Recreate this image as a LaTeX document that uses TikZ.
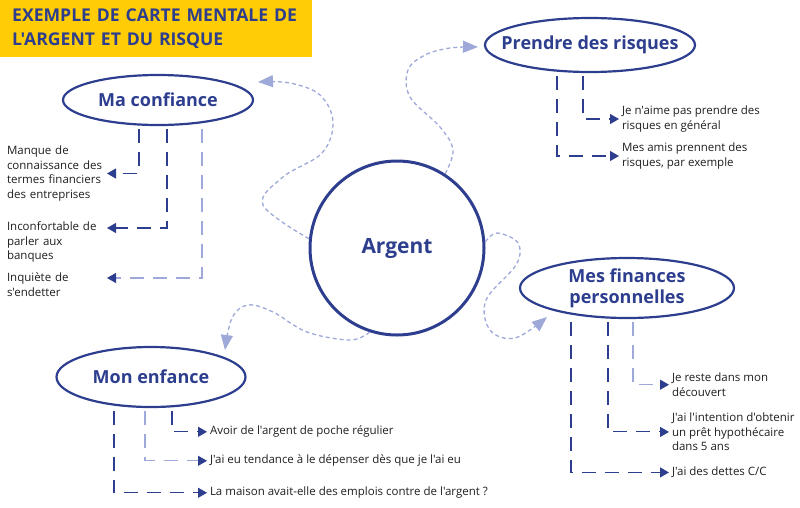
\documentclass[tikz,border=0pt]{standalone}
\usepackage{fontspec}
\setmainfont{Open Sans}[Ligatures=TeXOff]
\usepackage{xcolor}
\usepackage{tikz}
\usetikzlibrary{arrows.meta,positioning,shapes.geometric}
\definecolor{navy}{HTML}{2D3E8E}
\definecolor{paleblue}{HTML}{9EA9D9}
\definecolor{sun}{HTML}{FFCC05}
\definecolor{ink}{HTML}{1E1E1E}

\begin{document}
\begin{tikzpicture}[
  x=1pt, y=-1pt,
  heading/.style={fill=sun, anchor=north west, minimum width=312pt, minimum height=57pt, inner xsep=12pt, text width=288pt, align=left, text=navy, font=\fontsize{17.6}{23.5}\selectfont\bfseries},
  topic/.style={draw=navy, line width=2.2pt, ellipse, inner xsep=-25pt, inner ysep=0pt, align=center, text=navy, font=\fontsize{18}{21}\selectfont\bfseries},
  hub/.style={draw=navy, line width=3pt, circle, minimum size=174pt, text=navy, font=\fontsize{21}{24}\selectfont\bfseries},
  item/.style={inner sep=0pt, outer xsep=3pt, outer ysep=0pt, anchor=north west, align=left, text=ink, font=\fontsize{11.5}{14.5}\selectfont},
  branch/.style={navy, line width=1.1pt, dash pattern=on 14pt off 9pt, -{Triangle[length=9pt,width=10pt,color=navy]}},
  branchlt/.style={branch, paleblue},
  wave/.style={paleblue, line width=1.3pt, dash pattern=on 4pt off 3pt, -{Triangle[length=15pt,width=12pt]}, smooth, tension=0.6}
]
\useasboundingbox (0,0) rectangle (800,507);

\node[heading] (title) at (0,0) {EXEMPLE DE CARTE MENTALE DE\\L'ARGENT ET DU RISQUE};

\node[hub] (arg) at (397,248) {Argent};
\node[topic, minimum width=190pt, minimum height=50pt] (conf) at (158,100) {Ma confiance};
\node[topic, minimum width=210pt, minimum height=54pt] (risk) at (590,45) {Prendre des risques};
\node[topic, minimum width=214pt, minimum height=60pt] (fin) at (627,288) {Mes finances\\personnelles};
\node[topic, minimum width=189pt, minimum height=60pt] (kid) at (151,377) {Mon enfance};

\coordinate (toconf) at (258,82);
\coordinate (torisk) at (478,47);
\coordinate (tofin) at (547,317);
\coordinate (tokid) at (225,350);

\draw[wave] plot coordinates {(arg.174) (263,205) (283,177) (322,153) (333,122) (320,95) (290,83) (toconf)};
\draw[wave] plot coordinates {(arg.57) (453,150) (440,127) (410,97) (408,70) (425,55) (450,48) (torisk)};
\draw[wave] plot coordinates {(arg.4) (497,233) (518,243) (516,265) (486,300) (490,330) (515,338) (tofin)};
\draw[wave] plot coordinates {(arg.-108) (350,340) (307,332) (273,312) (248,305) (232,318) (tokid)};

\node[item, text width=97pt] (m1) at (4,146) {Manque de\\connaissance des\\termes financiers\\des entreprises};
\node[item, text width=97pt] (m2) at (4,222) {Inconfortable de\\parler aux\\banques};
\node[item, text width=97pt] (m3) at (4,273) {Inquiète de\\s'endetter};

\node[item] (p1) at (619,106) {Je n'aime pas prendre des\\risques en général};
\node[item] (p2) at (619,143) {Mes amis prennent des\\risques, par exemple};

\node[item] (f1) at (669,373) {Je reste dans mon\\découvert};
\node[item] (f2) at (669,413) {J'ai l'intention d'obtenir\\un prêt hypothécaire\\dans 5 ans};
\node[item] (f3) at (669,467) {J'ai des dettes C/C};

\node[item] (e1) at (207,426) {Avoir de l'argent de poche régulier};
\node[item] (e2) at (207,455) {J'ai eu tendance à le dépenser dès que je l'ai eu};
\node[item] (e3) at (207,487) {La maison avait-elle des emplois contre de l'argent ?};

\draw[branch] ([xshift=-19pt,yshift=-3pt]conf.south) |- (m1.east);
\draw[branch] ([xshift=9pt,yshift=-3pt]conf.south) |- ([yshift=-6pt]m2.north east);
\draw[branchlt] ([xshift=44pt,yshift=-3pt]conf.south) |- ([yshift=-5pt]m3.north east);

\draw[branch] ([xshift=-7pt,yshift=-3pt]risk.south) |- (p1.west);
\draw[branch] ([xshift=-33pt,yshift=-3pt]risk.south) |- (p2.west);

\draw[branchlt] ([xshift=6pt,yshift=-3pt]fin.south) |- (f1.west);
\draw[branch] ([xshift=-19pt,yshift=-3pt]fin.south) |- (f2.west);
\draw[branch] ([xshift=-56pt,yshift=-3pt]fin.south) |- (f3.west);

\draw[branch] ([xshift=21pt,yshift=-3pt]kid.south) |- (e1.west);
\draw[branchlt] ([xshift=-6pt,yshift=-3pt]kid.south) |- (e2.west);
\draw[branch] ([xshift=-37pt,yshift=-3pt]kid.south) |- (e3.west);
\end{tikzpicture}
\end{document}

::::

● **What you need to do**:
Quote the full listing above word for word; exclude every picture from the copy.

● **The response**:
Recreate this image as a LaTeX document that uses TikZ.
\documentclass[tikz,border=0pt]{standalone}
\usepackage{fontspec}
\setmainfont{Open Sans}[Ligatures=TeXOff]
\usepackage{xcolor}
\usepackage{tikz}
\usetikzlibrary{arrows.meta,positioning,shapes.geometric}
\definecolor{navy}{HTML}{2D3E8E}
\definecolor{paleblue}{HTML}{9EA9D9}
\definecolor{sun}{HTML}{FFCC05}
\definecolor{ink}{HTML}{1E1E1E}

\begin{document}
\begin{tikzpicture}[
  x=1pt, y=-1pt,
  heading/.style={fill=sun, anchor=north west, minimum width=312pt, minimum height=57pt, inner xsep=12pt, text width=288pt, align=left, text=navy, font=\fontsize{17.6}{23.5}\selectfont\bfseries},
  topic/.style={draw=navy, line width=2.2pt, ellipse, inner xsep=-25pt, inner ysep=0pt, align=center, text=navy, font=\fontsize{18}{21}\selectfont\bfseries},
  hub/.style={draw=navy, line width=3pt, circle, minimum size=174pt, text=navy, font=\fontsize{21}{24}\selectfont\bfseries},
  item/.style={inner sep=0pt, outer xsep=3pt, outer ysep=0pt, anchor=north west, align=left, text=ink, font=\fontsize{11.5}{14.5}\selectfont},
  branch/.style={navy, line width=1.1pt, dash pattern=on 14pt off 9pt, -{Triangle[length=9pt,width=10pt,color=navy]}},
  branchlt/.style={branch, paleblue},
  wave/.style={paleblue, line width=1.3pt, dash pattern=on 4pt off 3pt, -{Triangle[length=15pt,width=12pt]}, smooth, tension=0.6}
]
\useasboundingbox (0,0) rectangle (800,507);

\node[heading] (title) at (0,0) {EXEMPLE DE CARTE MENTALE DE\\L'ARGENT ET DU RISQUE};

\node[hub] (arg) at (397,248) {Argent};
\node[topic, minimum width=190pt, minimum height=50pt] (conf) at (158,100) {Ma confiance};
\node[topic, minimum width=210pt, minimum height=54pt] (risk) at (590,45) {Prendre des risques};
\node[topic, minimum width=214pt, minimum height=60pt] (fin) at (627,288) {Mes finances\\personnelles};
\node[topic, minimum width=189pt, minimum height=60pt] (kid) at (151,377) {Mon enfance};

\coordinate (toconf) at (258,82);
\coordinate (torisk) at (478,47);
\coordinate (tofin) at (547,317);
\coordinate (tokid) at (225,350);

\draw[wave] plot coordinates {(arg.174) (263,205) (283,177) (322,153) (333,122) (320,95) (290,83) (toconf)};
\draw[wave] plot coordinates {(arg.57) (453,150) (440,127) (410,97) (408,70) (425,55) (450,48) (torisk)};
\draw[wave] plot coordinates {(arg.4) (497,233) (518,243) (516,265) (486,300) (490,330) (515,338) (tofin)};
\draw[wave] plot coordinates {(arg.-108) (350,340) (307,332) (273,312) (248,305) (232,318) (tokid)};

\node[item, text width=97pt] (m1) at (4,146) {Manque de\\connaissance des\\termes financiers\\des entreprises};
\node[item, text width=97pt] (m2) at (4,222) {Inconfortable de\\parler aux\\banques};
\node[item, text width=97pt] (m3) at (4,273) {Inquiète de\\s'endetter};

\node[item] (p1) at (619,106) {Je n'aime pas prendre des\\risques en général};
\node[item] (p2) at (619,143) {Mes amis prennent des\\risques, par exemple};

\node[item] (f1) at (669,373) {Je reste dans mon\\découvert};
\node[item] (f2) at (669,413) {J'ai l'intention d'obtenir\\un prêt hypothécaire\\dans 5 ans};
\node[item] (f3) at (669,467) {J'ai des dettes C/C};

\node[item] (e1) at (207,426) {Avoir de l'argent de poche régulier};
\node[item] (e2) at (207,455) {J'ai eu tendance à le dépenser dès que je l'ai eu};
\node[item] (e3) at (207,487) {La maison avait-elle des emplois contre de l'argent ?};

\draw[branch] ([xshift=-19pt,yshift=-3pt]conf.south) |- (m1.east);
\draw[branch] ([xshift=9pt,yshift=-3pt]conf.south) |- ([yshift=-6pt]m2.north east);
\draw[branchlt] ([xshift=44pt,yshift=-3pt]conf.south) |- ([yshift=-5pt]m3.north east);

\draw[branch] ([xshift=-7pt,yshift=-3pt]risk.south) |- (p1.west);
\draw[branch] ([xshift=-33pt,yshift=-3pt]risk.south) |- (p2.west);

\draw[branchlt] ([xshift=6pt,yshift=-3pt]fin.south) |- (f1.west);
\draw[branch] ([xshift=-19pt,yshift=-3pt]fin.south) |- (f2.west);
\draw[branch] ([xshift=-56pt,yshift=-3pt]fin.south) |- (f3.west);

\draw[branch] ([xshift=21pt,yshift=-3pt]kid.south) |- (e1.west);
\draw[branchlt] ([xshift=-6pt,yshift=-3pt]kid.south) |- (e2.west);
\draw[branch] ([xshift=-37pt,yshift=-3pt]kid.south) |- (e3.west);
\end{tikzpicture}
\end{document}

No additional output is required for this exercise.